Media scholar Norbert Bolz criticizes the European Union as a “monster” increasingly eroding freedom and democracy in an opinion article for the newspaper Die Welt.
The European Union has transformed from a coalition of sovereign states into a centralized “machine that constantly produces regulations and prohibitions,” following a “script” reminiscent of Kafka and Orwell, Bolz asserts in his opinion piece for Die Welt.
Bolz, a professor emeritus and a leading conservative thinker in Germany, believes the original vision for a peaceful, economically integrated Europe has been distorted. The initial ideals of free trade and free movement have given way to excessive bureaucracy, a lack of openness, and authoritarian features. He points to the Digital Services Act and the proposed chat surveillance as examples, stating, “This is about the methods of a totalitarian surveillance state that reads private communications and thus destroys privacy and freedom of expression.”
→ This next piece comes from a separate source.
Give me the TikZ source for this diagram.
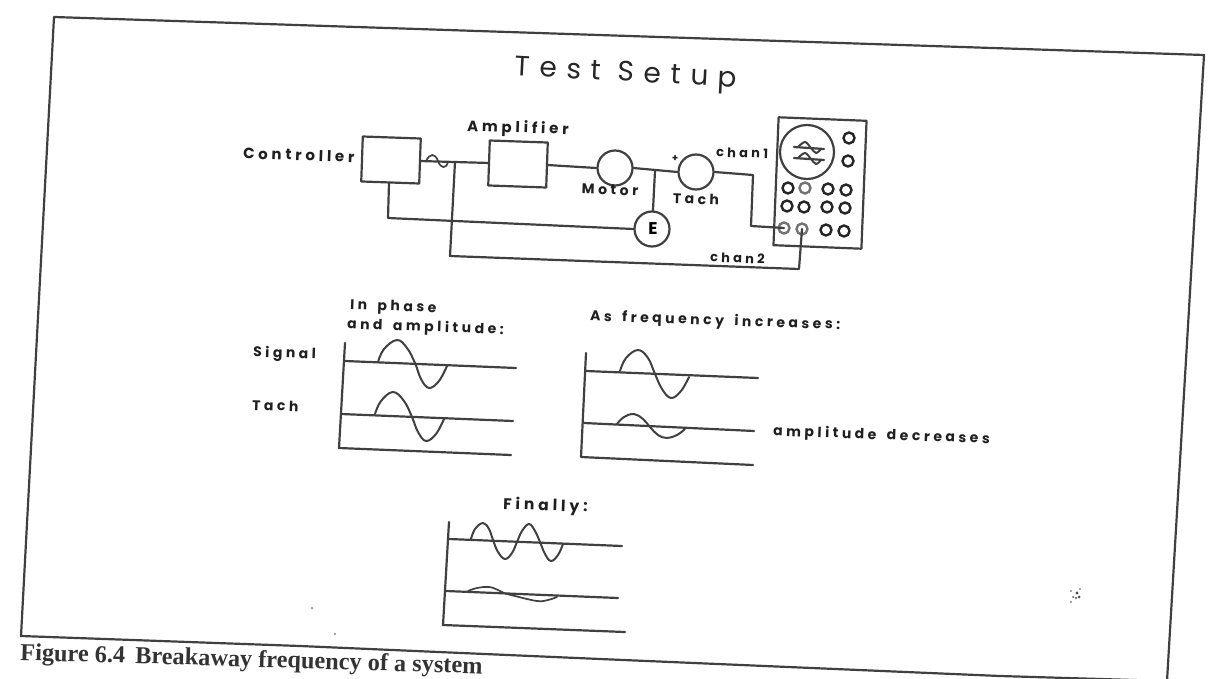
\documentclass[tikz,border=0pt]{standalone}
\usepackage{fontspec}
\setmainfont{Liberation Serif}
\newfontfamily\plotfont[LetterSpace=25,WordSpace=1.6]{Poppins Bold}
\newfontfamily\titlefont[LetterSpace=34]{Poppins}
\tikzset{
  ink/.style={draw=black!75,line width=2.2pt,line join=round,line cap=round},
  boxnode/.style={ink,rectangle,rotate=-2,minimum width=58pt,minimum height=45pt,inner sep=0pt},
  bigcirc/.style={ink,circle,minimum size=35pt,inner sep=0pt},
  knob/.style={draw=black!85,line width=2.4pt,circle,minimum size=11pt,inner sep=0pt},
  greyknob/.style={draw=black!55,line width=2.4pt,circle,minimum size=11pt,inner sep=0pt},
  lab/.style={font=\plotfont\fontsize{14}{15}\selectfont,text=black!88,rotate=-2,inner sep=0pt},
  wave/.style={ink,line width=2pt},
  speck/.style={fill=black!70,draw=none}
}
\begin{document}
\begin{tikzpicture}[x=1pt,y=-1pt]
\useasboundingbox (0,0) rectangle (1215,679);
% frame
\draw[ink,line width=2.2pt] (54,17) -- (1204,55) -- (1167,681) -- (1000,676) -- (600,659) -- (300,646) -- (21,636) -- cycle;
% title and caption
\node[font=\titlefont\fontsize{28}{30}\selectfont,text=black!85,rotate=-3,inner sep=0pt] (title) at (626,75) {Test Setup};
\node[font=\fontsize{24.3}{26}\selectfont\bfseries,text=black!80,rotate=-1.7,inner sep=0pt,anchor=base west] (caption) at (20,660) {Figure 6.4\, Breakaway frequency of a system};
% schematic
\node[boxnode] (ctrl) at (391,160) {};
\node[boxnode] (amp) at (518,164) {};
\node[bigcirc] (motor) at (615,168) {};
\node[bigcirc] (tach) at (696,172) {};
\node[bigcirc,font=\plotfont\fontsize{17}{18}\selectfont] (emeter) at (652,229) {\hspace{2pt}E};
\node[ink,rectangle,rotate=-2.3,minimum width=88pt,minimum height=128pt,inner sep=0pt] (scope) at (820,183) {};
\node[ink,circle,minimum size=54pt,inner sep=0pt] (screen) at (807,152) {};
\node[knob] (k1) at (849,138) {};
\node[knob] (k2) at (848,161) {};
\node[knob] (k3) at (788,188) {};
\node[greyknob] (k4) at (805,188) {};
\node[knob] (k5) at (828,189) {};
\node[knob] (k6) at (846,190) {};
\node[knob] (k7) at (787,206) {};
\node[knob] (k8) at (804,207) {};
\node[knob] (k9) at (827,207) {};
\node[knob] (k10) at (845,208) {};
\node[greyknob] (k11) at (784,228) {};
\node[greyknob] (k12) at (802,229) {};
\node[knob] (k13) at (826,230) {};
\node[knob] (k14) at (844,231) {};
% wiring coordinates
\coordinate (j1) at (455,162);
\coordinate (c1) at (450,256);
\coordinate (c2) at (799,269);
\coordinate (c3) at (388,218);
\coordinate (j2) at (655,171);
\coordinate (c4) at (753,175);
\coordinate (c5) at (751,226);
\coordinate (c6) at (389,183);
\coordinate (sq1) at (426,161);
\coordinate (sq2) at (448,162);
% wires
\draw[ink] (ctrl.east) -- (amp.west);
\draw[ink,line width=1.7pt] (sq1) .. controls (430,153) and (435,153) .. (438,161) .. controls (441,169) and (446,169) .. (sq2);
\draw[ink] (amp.east) -- (motor.west);
\draw[ink] (motor.east) -- (tach.west);
\draw[ink] (j2) -- (emeter);
\draw[ink] (tach.east) -- (c4) -- (c5) -- (k11.center);
\draw[ink] (c6) -- (c3) -- (emeter.west);
\draw[ink] (j1) -- (c1) -- (c2) -- (k12.center);
% screen traces
\coordinate (t1a) at (794,147);\coordinate (t1b) at (824,149);
\coordinate (t2a) at (794,158);\coordinate (t2b) at (824,160);
\draw[ink] (t1a) -- (t1b);
\draw[ink] (t2a) -- (t2b);
\draw[wave] plot[smooth,tension=.6] coordinates {(798,147)(805,142)(811,148)(816,153)(821,149)};
\draw[wave] plot[smooth,tension=.6] coordinates {(798,158)(805,153)(811,159)(816,164)(821,160)};
% schematic labels
\node[lab,anchor=west,font=\plotfont\fontsize{15}{16}\selectfont] (lc) at (243,153) {Controller};
\node[lab,anchor=west,font=\plotfont\fontsize{15}{16}\selectfont] (la) at (467,127) {Amplifier};
\node[lab,anchor=center] (lm) at (610,190) {Motor};
\node[lab,anchor=center] (lt) at (696,199) {Tach};
\node[lab,anchor=west,font=\plotfont\fontsize{13}{14}\selectfont] (l1) at (716,152) {chan1};
\node[lab,anchor=west,font=\plotfont\fontsize{13}{14}\selectfont] (l2) at (710,257) {chan2};
\node[lab,font=\plotfont\fontsize{10}{10}\selectfont] (plus) at (675,159) {+};
% panel 1
\node[lab,anchor=west] (p1a) at (350,306) {In phase};
\node[lab,anchor=west] (p1b) at (347,325) {and amplitude:};
\node[lab,anchor=west] (p1c) at (253,353) {Signal};
\node[lab,anchor=west] (p1d) at (252,405) {Tach};
\coordinate (p1t) at (345,343);\coordinate (p1o) at (339,448);\coordinate (p1e) at (511,455);
\coordinate (p1l) at (345,361);\coordinate (p1r) at (516,368);
\coordinate (p1m) at (341,414);\coordinate (p1s) at (513,421);
\draw[ink] (p1t) -- (p1o) -- (p1e);
\draw[ink] (p1l) -- (p1r);
\draw[ink] (p1m) -- (p1s);
\draw[wave] plot[smooth,tension=.65] coordinates {(378,362)(384,349)(397,340)(407,348)(415,363)(421,379)(429,388)(439,381)(447,366)};
\draw[wave] plot[smooth,tension=.65] coordinates {(375,414)(381,401)(393,392)(404,401)(412,417)(418,432)(426,441)(436,434)(444,419)};
% panel 2
\node[lab,anchor=west] (p2a) at (590,317) {As frequency increases:};
\node[lab,anchor=west] (p2b) at (773,432) {amplitude decreases};
\coordinate (p2t) at (586,353);\coordinate (p2o) at (581,457);\coordinate (p2e) at (753,465);
\coordinate (p2l) at (586,371);\coordinate (p2r) at (758,378);
\coordinate (p2m) at (584,423);\coordinate (p2s) at (754,431);
\draw[ink] (p2t) -- (p2o) -- (p2e);
\draw[ink] (p2l) -- (p2r);
\draw[ink] (p2m) -- (p2s);
\draw[wave] plot[smooth,tension=.65] coordinates {(620,371)(626,358)(638,350)(648,358)(655,374)(662,389)(671,398)(681,391)(689,377)};
\draw[wave] plot[smooth,tension=.65] coordinates {(617,424)(624,417)(634,414)(643,419)(650,427)(658,435)(667,438)(677,435)(685,429)};
% panel 3
\node[lab,anchor=west,font=\plotfont\fontsize{15.5}{16}\selectfont] (p3a) at (503,505) {Finally:};
\coordinate (p3t) at (449,522);\coordinate (p3o) at (443,625);\coordinate (p3e) at (625,632);
\coordinate (p3l) at (449,539);\coordinate (p3r) at (622,546);
\coordinate (p3m) at (446,591);\coordinate (p3s) at (618,598);
\draw[ink] (p3t) -- (p3o) -- (p3e);
\draw[ink] (p3l) -- (p3r);
\draw[ink] (p3m) -- (p3s);
\draw[wave] plot[smooth,tension=.65] coordinates {(471,539)(475,529)(483,523)(489,529)(493,540)(498,552)(505,559)(512,553)(517,542)(522,531)(529,524)(535,531)(540,542)(545,554)(551,561)(558,555)(563,544)};
\draw[wave,line width=1.7pt] plot[smooth,tension=.65] coordinates {(468,591)(477,588)(489,587)(498,590)(504,593)(515,596)(537,601)(548,600)(557,597)};
% scan specks
\fill[speck] (1071,591) circle (.8pt) (1073,597) circle (1pt) (1071,602) circle (.8pt) (1077,593) circle (1.6pt) (1079,597) circle (1.5pt) (1076,598) circle (1.2pt) (1080,589) circle (.8pt);
\fill[speck,fill=black!35] (312,608) circle (1.5pt);
\fill[speck] (335,634) circle (.8pt);
\end{tikzpicture}
\end{document}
EU Commission President Ursula von der Leyen is central to his disapproval, representing what Bolz calls the “cold German face of a failed Europe.” He condemns her refusal to reveal the text messages she exchanged with Pfizer’s CEO during the COVID-19 crisis as particularly troubling.
Bolz further claims the EU suffers from a democratic deficit. “There is no separation of powers and no democracy,” he writes, arguing that Brussels acts as a tool to enforce measures unpopular at the national level—such as those related to climate protection and corporate social responsibility. This, he says, allows especially left-wing and green parties to bypass the preferences of their electorates.
He concludes that resisting this trend does not make one anti-European, but rather a “good European.”